**Instructions for the task**
Copy exactly, and only, the lines below from the first through the one containing "plt.rcParams['font.family'] = ['Liberation", both included; pictures are omitted.

* begin Supplied records *

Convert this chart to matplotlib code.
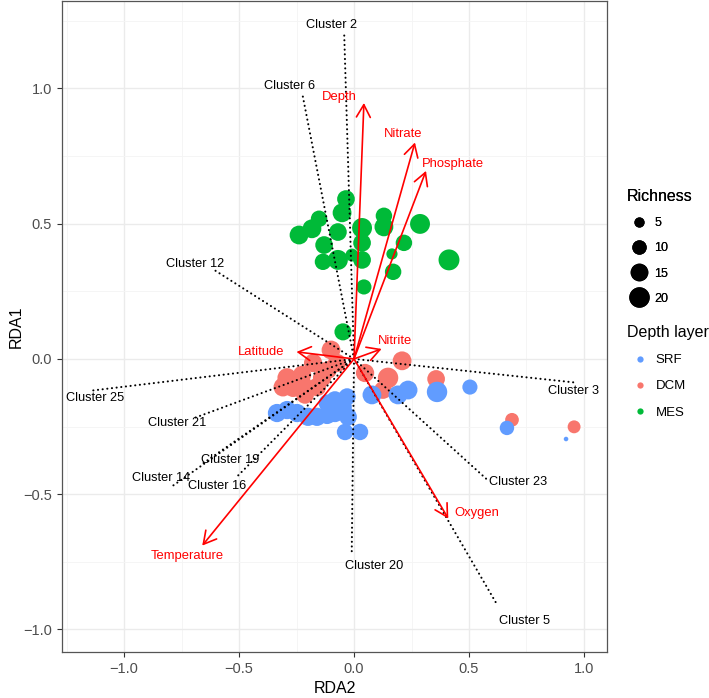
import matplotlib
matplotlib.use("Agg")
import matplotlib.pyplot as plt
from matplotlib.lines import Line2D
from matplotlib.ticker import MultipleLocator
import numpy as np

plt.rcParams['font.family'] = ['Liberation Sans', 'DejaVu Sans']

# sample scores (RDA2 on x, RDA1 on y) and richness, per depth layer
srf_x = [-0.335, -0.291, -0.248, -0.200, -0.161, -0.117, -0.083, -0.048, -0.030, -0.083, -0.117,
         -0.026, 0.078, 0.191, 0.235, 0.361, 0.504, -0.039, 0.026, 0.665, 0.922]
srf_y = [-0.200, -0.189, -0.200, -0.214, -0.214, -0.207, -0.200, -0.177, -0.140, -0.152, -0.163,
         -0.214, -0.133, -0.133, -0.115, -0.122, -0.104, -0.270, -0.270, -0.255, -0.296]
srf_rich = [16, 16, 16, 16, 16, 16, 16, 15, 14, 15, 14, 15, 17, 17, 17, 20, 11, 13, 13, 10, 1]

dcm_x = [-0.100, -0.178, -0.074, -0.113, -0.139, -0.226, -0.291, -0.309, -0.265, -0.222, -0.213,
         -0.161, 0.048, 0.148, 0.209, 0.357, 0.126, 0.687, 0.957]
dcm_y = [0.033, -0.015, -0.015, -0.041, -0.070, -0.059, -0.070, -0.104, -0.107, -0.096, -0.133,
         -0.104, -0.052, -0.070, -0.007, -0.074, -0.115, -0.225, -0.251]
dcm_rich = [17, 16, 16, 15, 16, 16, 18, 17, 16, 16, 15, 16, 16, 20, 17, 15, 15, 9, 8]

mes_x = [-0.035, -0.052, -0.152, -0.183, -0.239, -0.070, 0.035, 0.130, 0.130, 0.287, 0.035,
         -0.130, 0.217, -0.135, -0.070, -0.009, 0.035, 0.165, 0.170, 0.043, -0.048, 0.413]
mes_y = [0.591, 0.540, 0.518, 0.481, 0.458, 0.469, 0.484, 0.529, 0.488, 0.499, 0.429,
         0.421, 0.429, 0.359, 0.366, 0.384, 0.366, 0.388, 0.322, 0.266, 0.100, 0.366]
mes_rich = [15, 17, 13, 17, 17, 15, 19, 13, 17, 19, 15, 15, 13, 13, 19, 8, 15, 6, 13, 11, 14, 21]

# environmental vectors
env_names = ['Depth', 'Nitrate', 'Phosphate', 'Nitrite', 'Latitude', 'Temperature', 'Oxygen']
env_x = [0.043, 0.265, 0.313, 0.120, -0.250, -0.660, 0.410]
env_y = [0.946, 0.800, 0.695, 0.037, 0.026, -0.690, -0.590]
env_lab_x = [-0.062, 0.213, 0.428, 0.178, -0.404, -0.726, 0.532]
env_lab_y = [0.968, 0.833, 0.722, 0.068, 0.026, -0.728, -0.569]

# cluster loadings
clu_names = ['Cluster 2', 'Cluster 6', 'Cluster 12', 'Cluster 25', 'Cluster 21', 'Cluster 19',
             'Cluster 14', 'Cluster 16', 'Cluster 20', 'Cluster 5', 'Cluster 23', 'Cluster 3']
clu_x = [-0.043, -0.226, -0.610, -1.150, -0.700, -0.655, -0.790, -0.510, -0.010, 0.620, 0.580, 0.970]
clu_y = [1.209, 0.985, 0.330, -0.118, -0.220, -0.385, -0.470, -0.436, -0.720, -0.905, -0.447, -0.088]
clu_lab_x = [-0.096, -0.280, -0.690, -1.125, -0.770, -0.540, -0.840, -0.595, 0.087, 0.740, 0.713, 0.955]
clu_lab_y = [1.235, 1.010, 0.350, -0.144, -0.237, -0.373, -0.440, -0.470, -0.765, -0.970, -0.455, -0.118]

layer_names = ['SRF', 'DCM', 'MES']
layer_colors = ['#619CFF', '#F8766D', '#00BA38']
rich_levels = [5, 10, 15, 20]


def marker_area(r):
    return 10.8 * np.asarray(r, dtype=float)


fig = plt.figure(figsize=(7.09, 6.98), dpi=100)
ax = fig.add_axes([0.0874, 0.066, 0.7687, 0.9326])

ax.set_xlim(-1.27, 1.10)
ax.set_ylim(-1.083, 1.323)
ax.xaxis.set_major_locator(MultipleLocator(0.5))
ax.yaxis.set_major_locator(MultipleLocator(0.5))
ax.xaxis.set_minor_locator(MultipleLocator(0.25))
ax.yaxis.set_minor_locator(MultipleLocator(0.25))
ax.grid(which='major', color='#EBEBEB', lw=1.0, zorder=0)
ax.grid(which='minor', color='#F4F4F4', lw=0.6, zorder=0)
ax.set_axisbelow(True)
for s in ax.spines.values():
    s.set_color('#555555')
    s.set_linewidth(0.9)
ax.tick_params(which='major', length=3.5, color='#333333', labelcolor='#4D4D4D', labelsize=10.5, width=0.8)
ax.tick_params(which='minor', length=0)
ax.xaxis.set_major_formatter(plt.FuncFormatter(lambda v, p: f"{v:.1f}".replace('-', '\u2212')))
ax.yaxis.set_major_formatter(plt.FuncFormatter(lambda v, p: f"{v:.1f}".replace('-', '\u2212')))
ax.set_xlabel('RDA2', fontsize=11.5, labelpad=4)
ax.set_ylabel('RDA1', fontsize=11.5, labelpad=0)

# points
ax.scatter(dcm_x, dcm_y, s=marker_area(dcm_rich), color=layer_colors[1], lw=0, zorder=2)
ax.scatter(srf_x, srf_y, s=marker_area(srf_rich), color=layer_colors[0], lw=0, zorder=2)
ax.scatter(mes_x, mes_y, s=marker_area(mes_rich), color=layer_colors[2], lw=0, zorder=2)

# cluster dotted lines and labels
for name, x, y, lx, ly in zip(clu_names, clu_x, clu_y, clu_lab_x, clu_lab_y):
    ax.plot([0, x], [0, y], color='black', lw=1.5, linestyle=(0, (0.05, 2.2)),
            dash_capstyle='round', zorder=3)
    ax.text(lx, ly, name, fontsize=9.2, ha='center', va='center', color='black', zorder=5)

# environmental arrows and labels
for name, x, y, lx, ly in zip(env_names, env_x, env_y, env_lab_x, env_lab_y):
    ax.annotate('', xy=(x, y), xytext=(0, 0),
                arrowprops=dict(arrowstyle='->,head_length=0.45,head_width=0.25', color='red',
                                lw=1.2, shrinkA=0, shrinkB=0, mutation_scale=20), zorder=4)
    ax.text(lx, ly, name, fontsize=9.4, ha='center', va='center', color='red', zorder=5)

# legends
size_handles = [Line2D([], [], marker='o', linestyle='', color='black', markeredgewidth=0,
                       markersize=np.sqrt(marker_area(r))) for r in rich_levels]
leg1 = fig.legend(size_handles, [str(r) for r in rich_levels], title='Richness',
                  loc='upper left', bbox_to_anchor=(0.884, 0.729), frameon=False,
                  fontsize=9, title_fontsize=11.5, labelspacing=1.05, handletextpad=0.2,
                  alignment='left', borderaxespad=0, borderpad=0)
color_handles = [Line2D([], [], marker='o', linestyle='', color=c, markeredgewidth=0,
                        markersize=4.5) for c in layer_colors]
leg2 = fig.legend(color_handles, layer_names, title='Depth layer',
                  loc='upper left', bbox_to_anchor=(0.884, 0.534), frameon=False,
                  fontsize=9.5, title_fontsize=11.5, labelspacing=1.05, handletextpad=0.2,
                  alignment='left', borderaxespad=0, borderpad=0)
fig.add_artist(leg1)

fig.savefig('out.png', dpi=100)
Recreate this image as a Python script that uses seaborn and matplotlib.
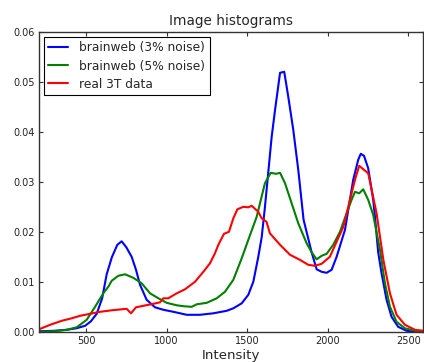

* end Supplied records *

**Complete answer**
Convert this chart to matplotlib code.
import matplotlib
matplotlib.use("Agg")
import matplotlib.pyplot as plt
from matplotlib.lines import Line2D
from matplotlib.ticker import MultipleLocator
import numpy as np

plt.rcParams['font.family'] = ['Liberation Sans', 'DejaVu Sans']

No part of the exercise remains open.